***** SUPPLIED RECORDS

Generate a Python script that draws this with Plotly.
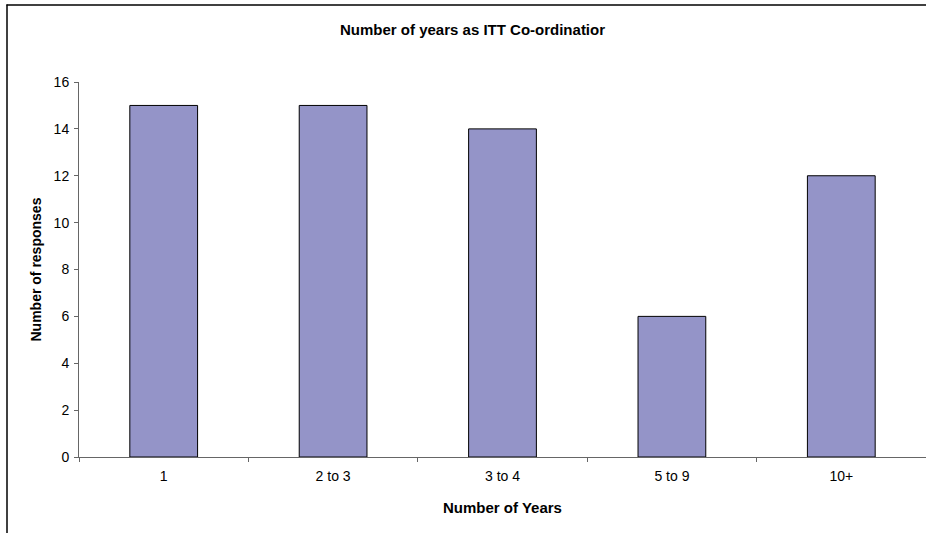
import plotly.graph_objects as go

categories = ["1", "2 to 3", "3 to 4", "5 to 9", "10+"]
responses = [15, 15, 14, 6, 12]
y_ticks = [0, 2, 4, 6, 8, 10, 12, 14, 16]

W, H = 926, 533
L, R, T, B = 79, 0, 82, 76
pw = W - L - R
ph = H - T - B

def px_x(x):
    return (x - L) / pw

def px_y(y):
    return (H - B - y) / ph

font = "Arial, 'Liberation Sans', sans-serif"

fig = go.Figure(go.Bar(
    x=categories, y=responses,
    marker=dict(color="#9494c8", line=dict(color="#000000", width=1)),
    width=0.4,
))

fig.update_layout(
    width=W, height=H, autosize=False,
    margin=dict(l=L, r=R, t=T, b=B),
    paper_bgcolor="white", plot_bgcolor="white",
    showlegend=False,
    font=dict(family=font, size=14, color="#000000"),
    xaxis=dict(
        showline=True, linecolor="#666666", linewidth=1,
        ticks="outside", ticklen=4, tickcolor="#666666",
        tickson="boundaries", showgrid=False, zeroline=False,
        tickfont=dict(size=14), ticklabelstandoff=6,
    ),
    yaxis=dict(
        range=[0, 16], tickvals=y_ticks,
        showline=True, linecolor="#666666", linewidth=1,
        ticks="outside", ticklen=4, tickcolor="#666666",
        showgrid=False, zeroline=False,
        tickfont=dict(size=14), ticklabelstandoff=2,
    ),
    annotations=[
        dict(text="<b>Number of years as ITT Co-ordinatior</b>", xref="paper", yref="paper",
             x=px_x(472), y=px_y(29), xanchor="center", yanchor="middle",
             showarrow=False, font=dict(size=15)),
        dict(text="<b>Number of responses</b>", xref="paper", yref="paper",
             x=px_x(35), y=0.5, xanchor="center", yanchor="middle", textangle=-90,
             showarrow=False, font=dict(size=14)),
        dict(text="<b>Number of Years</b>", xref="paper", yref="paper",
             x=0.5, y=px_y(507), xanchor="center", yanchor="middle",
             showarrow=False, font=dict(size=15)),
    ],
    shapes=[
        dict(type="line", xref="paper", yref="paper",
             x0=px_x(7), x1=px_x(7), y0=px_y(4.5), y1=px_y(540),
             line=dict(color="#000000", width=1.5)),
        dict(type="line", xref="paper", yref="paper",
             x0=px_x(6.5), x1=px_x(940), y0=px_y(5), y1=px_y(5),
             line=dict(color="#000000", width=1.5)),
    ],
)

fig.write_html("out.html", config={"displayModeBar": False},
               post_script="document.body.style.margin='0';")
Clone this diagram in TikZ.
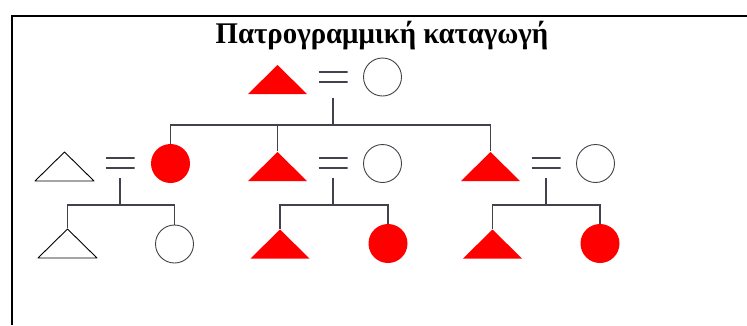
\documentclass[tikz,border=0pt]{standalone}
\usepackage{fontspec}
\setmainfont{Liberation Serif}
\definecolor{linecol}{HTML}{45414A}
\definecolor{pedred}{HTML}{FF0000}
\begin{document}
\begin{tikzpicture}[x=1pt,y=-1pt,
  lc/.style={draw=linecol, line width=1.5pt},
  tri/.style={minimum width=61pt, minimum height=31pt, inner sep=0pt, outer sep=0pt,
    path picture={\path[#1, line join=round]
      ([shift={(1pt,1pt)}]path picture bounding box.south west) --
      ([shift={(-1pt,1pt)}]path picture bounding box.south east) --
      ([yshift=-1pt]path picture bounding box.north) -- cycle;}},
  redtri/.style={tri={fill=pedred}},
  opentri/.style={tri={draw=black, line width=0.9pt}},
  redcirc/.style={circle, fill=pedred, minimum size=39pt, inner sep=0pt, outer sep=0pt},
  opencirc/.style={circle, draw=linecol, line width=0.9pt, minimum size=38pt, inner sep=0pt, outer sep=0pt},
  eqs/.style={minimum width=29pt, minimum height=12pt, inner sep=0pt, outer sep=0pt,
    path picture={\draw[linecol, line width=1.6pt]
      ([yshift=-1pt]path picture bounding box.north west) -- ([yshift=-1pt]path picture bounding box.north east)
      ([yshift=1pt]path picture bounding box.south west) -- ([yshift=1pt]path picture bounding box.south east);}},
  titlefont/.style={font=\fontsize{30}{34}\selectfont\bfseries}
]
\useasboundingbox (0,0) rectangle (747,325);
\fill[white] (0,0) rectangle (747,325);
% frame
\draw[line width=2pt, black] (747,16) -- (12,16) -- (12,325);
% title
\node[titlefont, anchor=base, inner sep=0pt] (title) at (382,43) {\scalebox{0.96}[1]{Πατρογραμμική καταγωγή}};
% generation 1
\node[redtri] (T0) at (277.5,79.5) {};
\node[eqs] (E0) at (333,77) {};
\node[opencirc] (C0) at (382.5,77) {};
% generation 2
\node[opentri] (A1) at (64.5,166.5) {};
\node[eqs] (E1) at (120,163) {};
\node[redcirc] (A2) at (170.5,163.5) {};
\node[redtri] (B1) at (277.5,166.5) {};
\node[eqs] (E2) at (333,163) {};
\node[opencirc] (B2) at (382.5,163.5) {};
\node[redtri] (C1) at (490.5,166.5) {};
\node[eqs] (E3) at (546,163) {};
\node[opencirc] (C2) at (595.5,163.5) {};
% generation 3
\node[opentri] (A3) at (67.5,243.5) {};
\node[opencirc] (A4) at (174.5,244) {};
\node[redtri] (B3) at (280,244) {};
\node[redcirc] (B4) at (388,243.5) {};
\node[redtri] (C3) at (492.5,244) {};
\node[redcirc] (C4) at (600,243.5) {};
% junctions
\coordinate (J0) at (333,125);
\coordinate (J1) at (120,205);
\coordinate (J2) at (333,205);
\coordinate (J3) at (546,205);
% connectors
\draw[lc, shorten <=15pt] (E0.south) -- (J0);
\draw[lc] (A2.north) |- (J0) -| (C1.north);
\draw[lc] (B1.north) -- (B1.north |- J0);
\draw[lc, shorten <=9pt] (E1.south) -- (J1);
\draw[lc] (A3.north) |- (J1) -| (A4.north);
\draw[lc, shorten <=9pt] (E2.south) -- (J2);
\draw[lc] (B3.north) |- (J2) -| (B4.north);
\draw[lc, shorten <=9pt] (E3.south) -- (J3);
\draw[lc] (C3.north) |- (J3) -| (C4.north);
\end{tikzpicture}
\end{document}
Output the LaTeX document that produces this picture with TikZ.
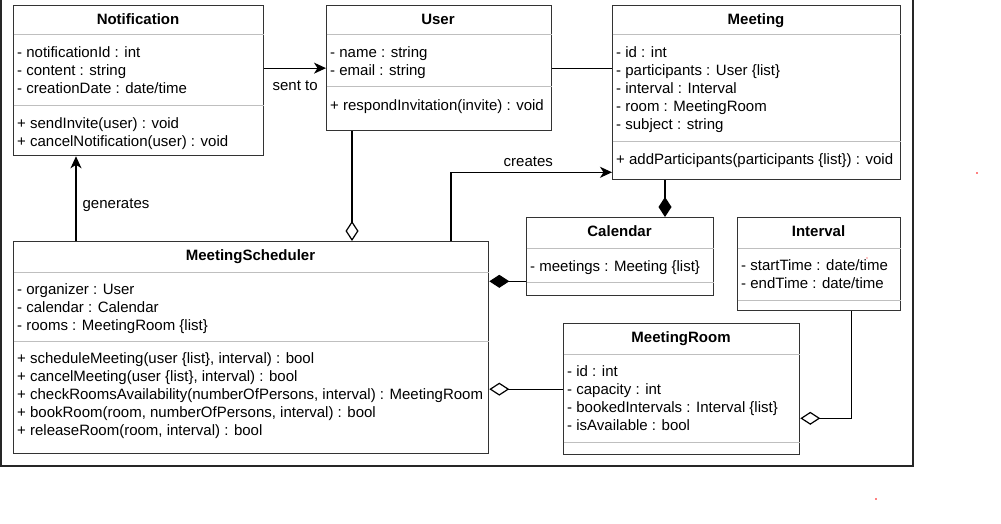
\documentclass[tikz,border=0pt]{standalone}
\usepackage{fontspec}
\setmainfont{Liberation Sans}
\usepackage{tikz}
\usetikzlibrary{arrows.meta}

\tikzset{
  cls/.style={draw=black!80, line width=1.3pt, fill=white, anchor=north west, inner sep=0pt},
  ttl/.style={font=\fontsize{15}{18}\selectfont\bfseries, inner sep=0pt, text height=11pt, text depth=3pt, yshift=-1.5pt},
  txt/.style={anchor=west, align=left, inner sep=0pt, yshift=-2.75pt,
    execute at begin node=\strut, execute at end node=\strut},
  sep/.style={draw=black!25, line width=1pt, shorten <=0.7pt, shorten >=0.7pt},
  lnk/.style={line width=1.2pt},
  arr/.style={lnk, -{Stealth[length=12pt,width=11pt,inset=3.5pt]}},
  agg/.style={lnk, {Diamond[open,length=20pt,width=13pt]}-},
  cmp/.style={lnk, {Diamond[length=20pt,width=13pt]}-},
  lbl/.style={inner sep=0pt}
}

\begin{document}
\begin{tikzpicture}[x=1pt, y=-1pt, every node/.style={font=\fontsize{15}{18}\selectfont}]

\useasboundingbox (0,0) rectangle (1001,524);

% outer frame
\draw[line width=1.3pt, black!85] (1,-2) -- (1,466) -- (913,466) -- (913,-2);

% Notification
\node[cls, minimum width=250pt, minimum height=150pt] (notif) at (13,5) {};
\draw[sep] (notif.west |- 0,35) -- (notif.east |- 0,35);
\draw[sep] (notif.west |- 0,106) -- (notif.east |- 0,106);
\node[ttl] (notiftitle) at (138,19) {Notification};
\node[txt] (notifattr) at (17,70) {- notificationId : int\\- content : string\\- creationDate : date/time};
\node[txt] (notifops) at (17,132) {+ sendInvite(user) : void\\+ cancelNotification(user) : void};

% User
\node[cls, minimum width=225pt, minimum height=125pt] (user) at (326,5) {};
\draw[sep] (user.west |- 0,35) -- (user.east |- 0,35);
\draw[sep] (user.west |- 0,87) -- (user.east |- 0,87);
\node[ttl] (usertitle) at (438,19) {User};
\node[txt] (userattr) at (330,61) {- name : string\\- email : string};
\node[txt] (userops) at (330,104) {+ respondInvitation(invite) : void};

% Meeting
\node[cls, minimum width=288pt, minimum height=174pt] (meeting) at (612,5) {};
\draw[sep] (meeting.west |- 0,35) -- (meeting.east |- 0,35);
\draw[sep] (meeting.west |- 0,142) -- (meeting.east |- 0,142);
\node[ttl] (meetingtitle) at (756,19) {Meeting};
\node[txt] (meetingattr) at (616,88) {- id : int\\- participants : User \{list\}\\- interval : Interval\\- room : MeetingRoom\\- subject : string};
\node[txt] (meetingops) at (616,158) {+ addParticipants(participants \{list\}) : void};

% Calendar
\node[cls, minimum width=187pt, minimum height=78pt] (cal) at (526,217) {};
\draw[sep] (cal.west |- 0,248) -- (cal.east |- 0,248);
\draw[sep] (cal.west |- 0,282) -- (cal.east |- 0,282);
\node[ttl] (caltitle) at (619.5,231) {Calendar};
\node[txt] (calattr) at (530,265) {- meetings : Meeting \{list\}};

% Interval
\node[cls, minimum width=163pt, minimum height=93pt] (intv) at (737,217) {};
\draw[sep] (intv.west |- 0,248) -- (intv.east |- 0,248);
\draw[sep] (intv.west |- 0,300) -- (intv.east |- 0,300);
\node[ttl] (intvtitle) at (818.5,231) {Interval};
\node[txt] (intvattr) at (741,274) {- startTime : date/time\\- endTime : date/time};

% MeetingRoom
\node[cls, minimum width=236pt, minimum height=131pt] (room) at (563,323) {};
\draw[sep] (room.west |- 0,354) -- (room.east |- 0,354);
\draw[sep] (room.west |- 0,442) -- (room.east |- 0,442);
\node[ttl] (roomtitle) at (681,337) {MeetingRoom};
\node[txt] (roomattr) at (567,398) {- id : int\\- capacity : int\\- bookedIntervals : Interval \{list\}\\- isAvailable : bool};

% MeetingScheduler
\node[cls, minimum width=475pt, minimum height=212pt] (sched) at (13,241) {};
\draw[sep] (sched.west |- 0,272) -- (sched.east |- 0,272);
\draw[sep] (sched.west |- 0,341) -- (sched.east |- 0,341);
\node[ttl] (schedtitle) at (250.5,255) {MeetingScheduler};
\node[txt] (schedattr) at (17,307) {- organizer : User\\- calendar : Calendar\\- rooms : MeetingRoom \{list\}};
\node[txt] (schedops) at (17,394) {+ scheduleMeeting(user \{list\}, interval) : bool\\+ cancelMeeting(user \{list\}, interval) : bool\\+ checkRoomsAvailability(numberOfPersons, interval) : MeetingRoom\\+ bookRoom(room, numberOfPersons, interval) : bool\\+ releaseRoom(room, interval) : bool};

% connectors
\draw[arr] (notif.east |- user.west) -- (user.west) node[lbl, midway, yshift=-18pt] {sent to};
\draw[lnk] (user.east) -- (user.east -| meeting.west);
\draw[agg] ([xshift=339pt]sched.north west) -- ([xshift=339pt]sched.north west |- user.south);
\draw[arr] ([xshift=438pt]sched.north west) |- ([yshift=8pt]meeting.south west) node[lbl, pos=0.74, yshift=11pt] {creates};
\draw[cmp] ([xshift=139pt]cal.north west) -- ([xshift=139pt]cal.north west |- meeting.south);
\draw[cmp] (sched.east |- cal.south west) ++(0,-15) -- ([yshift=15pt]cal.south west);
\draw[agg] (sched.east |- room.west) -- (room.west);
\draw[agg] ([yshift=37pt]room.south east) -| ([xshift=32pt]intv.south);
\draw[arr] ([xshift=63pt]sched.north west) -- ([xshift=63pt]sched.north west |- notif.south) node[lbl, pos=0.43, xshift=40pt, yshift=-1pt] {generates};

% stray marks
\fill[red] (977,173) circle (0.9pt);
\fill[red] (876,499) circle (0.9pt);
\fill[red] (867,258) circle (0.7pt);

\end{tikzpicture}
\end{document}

**********

Which lines hold the string "this"? Copy all of them from the data above.

Generate a Python script that draws this with Plotly.
Clone this diagram in TikZ.
Output the LaTeX document that produces this picture with TikZ.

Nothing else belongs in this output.